We’ve chosen to use deadlines instead of constraints in our schedule because our customer likes to see the forecast dates move left and right. However, in files where the deadline = the last task in the schedule (which is most typical), the slack only calculates negative, not positive. After digging into this, it looks like in project information, when scheduling from the project start date, the default end date becomes the latest forecasted date in the file (which, again, typically has a deadline). So, I think what project is thinking is the slack is 0 because that’s when the project is ending, and it is not taking into account the deadline that is later than the forecast. Does that make sense or does anyone know if that is correct? If this is the case, I think the solution is to put a SNET on that task/milestone (or link the last milestone into a “due date” milestone with an SNET) to force the end date of the file to be the deadline, so slack can calculate correctly, OR use a different constraint (like Finish no later than or Must Finish On).
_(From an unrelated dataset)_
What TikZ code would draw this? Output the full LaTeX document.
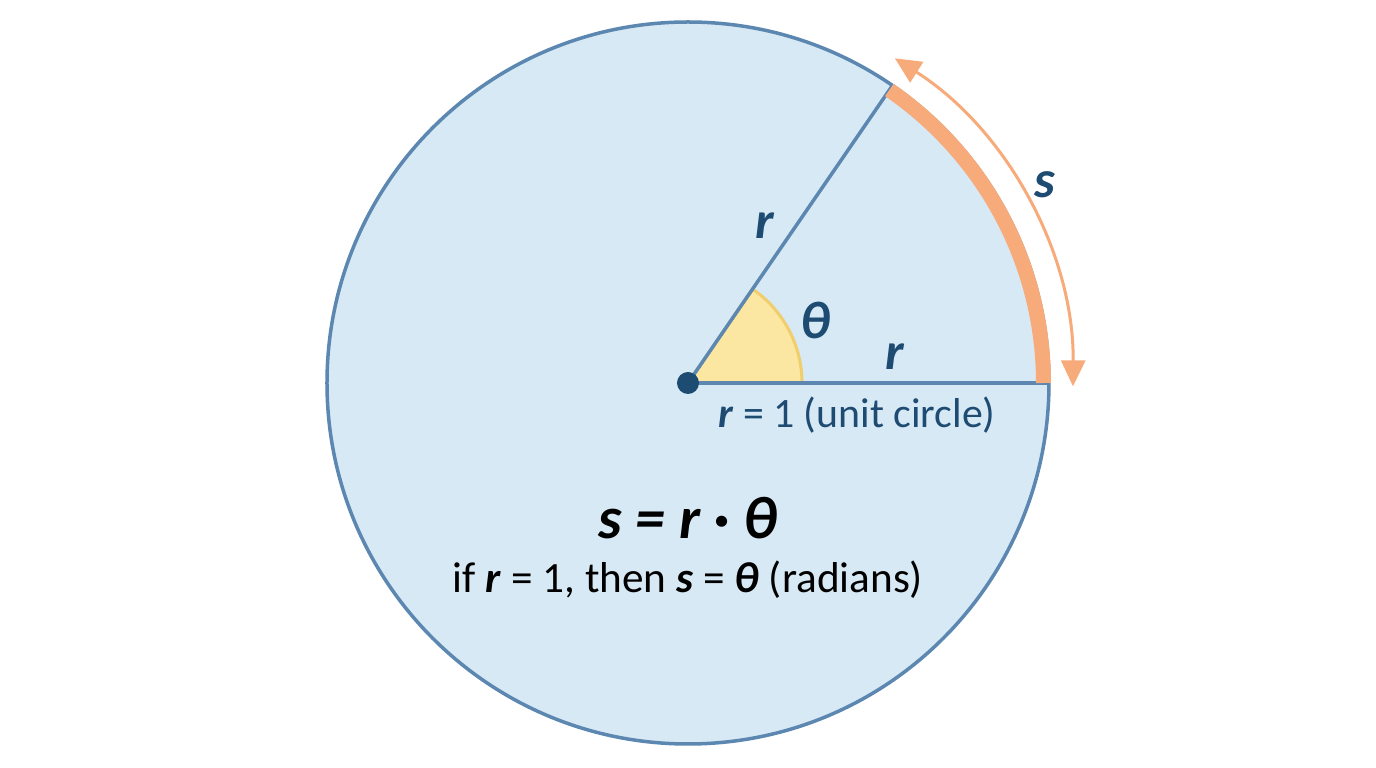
\documentclass[tikz,border=0pt]{standalone}
\usepackage{fontspec}
\setmainfont{Carlito}
\usepackage{tikz}
\usetikzlibrary{calc,arrows.meta}

\definecolor{discfill}{HTML}{D7E9F5}
\definecolor{discline}{HTML}{5B87B0}
\definecolor{arcorange}{HTML}{F7AA7A}
\definecolor{wedgefill}{HTML}{FBE6A2}
\definecolor{wedgeline}{HTML}{F0CE6C}
\definecolor{labelblue}{HTML}{1E4B72}

\tikzset{
  radius line/.style={discline, line width=0.035cm},
  var label/.style={text=labelblue, font=\fontsize{15}{18}\selectfont\bfseries\itshape},
}

\begin{document}
\begin{tikzpicture}[semithick]
  \useasboundingbox (-6.88,-3.85) rectangle (6.88,3.83);
  \coordinate (O) at (0,0);
  \coordinate (P) at (55.5:3.61);
  \coordinate (Q) at (0:3.61);

  % disc
  \draw[discline, fill=discfill, line width=0.035cm] (O) circle (3.61);

  % angle wedge
  \filldraw[fill=wedgefill, draw=wedgeline, line width=0.03cm] (O) -- (1.14,0) arc (0:55.5:1.14) -- cycle;

  % radii
  \draw[radius line] (O) -- (P);
  \draw[radius line] (O) -- (Q);
  \node[circle, fill=labelblue, inner sep=0pt, minimum size=0.22cm] (c) at (O) {};

  % arc length
  \draw[arcorange, line width=0.15cm] (0:3.555) arc (0:55.5:3.555);
  \draw[arcorange, line width=0.03cm, {Triangle[length=0.26cm,width=0.24cm]}-{Triangle[length=0.26cm,width=0.24cm]}] (57.5:3.85) arc (57.5:-0.5:3.85);

  \node[var label] (r1) at (0.77, 1.57) {r};
  \node[var label] (th) at (1.28, 0.63) {θ};
  \node[var label] (r2) at (2.07, 0.26) {r};
  \node[var label] (s) at (3.57, 1.98) {s};
  \node[text=labelblue, font=\fontsize{11.9}{14}\selectfont] (unit) at (1.69, -0.32) {\textbf{\textit{r}} = 1 (unit circle)};

  \node[font=\fontsize{17}{20}\selectfont\bfseries\itshape] (eq) at (0, -1.35) {s = r · θ};
  \node[font=\fontsize{12.3}{15}\selectfont] (note) at (0, -1.97) {if \textbf{\textit{r}} = 1, then \textbf{\textit{s}} = \textbf{\textit{θ}} (radians)};
\end{tikzpicture}
\end{document}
Has anyone else looked into this, can confirm this is true, or have any other ideas for how to get slack to calculate in a project with a deadline at the end while scheduling from the start date?
Thanks for your help!
It looks like you’ve done your research and drawn the right conclusions.
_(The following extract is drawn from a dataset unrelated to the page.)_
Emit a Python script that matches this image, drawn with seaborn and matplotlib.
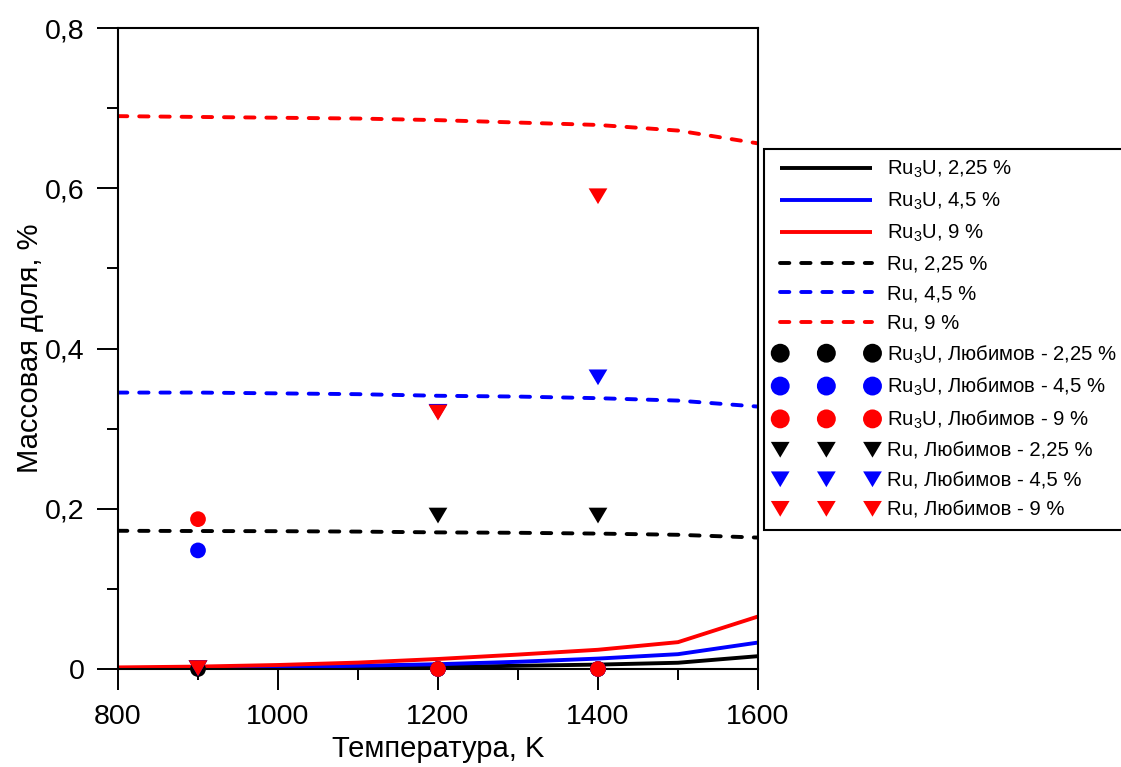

This is normal behavior for the critical path method, where deadlines or other late constraints (like FNLT) on the last task only become effective (controlling the late date of the task) when the task’s early finish date slips past the constraint date. As you have suggested, it is not uncommon to apply a paired SNET constraint and Deadline to the final delivery milestone – this forces the milestone’s scheduled (early) date to equal the contract date. An alternate approach is to split the milestone into two: Forecast Delivery, which is the unconstrained terminus of the project network; and Contract Delivery, hard-constrained (MSO) to the contract date and an FS successor to the Forecast Delivery milestone. Both of these approaches create positive total slack/float throughout the rest of the project as long as the project is ahead of schedule, with slack/float turning negative when the forecast slips past the contract date. This kind of behavior is presumed in a couple of the DCMA 14-point assessment metrics.
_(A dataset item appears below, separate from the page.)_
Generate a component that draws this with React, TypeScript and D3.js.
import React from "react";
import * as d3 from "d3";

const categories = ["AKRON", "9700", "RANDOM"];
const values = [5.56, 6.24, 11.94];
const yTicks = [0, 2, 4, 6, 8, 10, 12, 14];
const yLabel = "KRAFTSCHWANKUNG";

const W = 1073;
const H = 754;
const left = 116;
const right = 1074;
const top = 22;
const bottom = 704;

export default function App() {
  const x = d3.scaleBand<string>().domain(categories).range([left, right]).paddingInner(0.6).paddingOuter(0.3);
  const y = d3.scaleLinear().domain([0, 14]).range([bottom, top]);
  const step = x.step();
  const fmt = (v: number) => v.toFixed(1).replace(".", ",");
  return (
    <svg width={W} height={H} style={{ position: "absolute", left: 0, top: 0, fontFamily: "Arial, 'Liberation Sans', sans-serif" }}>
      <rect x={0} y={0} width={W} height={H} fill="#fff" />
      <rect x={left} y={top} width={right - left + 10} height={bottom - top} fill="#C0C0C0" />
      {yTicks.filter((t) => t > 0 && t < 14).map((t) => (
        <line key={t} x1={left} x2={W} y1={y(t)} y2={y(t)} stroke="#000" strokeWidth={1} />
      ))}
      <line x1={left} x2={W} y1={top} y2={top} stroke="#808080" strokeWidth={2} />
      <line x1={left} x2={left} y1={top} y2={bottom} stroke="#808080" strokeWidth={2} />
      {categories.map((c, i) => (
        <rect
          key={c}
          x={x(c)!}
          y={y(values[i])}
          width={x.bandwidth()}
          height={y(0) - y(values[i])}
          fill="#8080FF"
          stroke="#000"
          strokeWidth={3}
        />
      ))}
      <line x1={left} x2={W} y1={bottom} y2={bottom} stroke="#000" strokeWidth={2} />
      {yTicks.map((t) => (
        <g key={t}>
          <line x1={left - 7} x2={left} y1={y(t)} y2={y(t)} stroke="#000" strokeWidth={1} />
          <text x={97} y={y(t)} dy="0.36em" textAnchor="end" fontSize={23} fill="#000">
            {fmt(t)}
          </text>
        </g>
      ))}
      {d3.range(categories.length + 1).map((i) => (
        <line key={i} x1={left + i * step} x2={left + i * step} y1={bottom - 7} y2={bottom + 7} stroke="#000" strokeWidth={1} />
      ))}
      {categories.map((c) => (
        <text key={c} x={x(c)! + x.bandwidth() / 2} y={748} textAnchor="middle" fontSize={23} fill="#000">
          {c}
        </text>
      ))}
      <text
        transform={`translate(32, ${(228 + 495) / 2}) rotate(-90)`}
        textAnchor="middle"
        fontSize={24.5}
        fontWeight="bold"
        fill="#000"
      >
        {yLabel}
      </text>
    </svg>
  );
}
One key outcome of using either of these approaches is that the project float (also called terminal float, which is the difference between your current forecast date and the contract date) is folded into the network float (what you see now); blurring any distinction between them. [Actually, these practices are so common that I’d guess 90 out of 100 forensic schedulers would not recognize the distinction, either.] While there is general acceptance that network float is a shared resource available to both you and your customer (and other project stakeholders), there is no such general acceptance regarding project/terminal float. In fact, some contract forms explicitly reserve terminal float to the contractor as a risk-management buffer. Depending on the applicable contract forms and terms – particularly shared-float provisions, your schedule risk may be affected. Be sure to review them.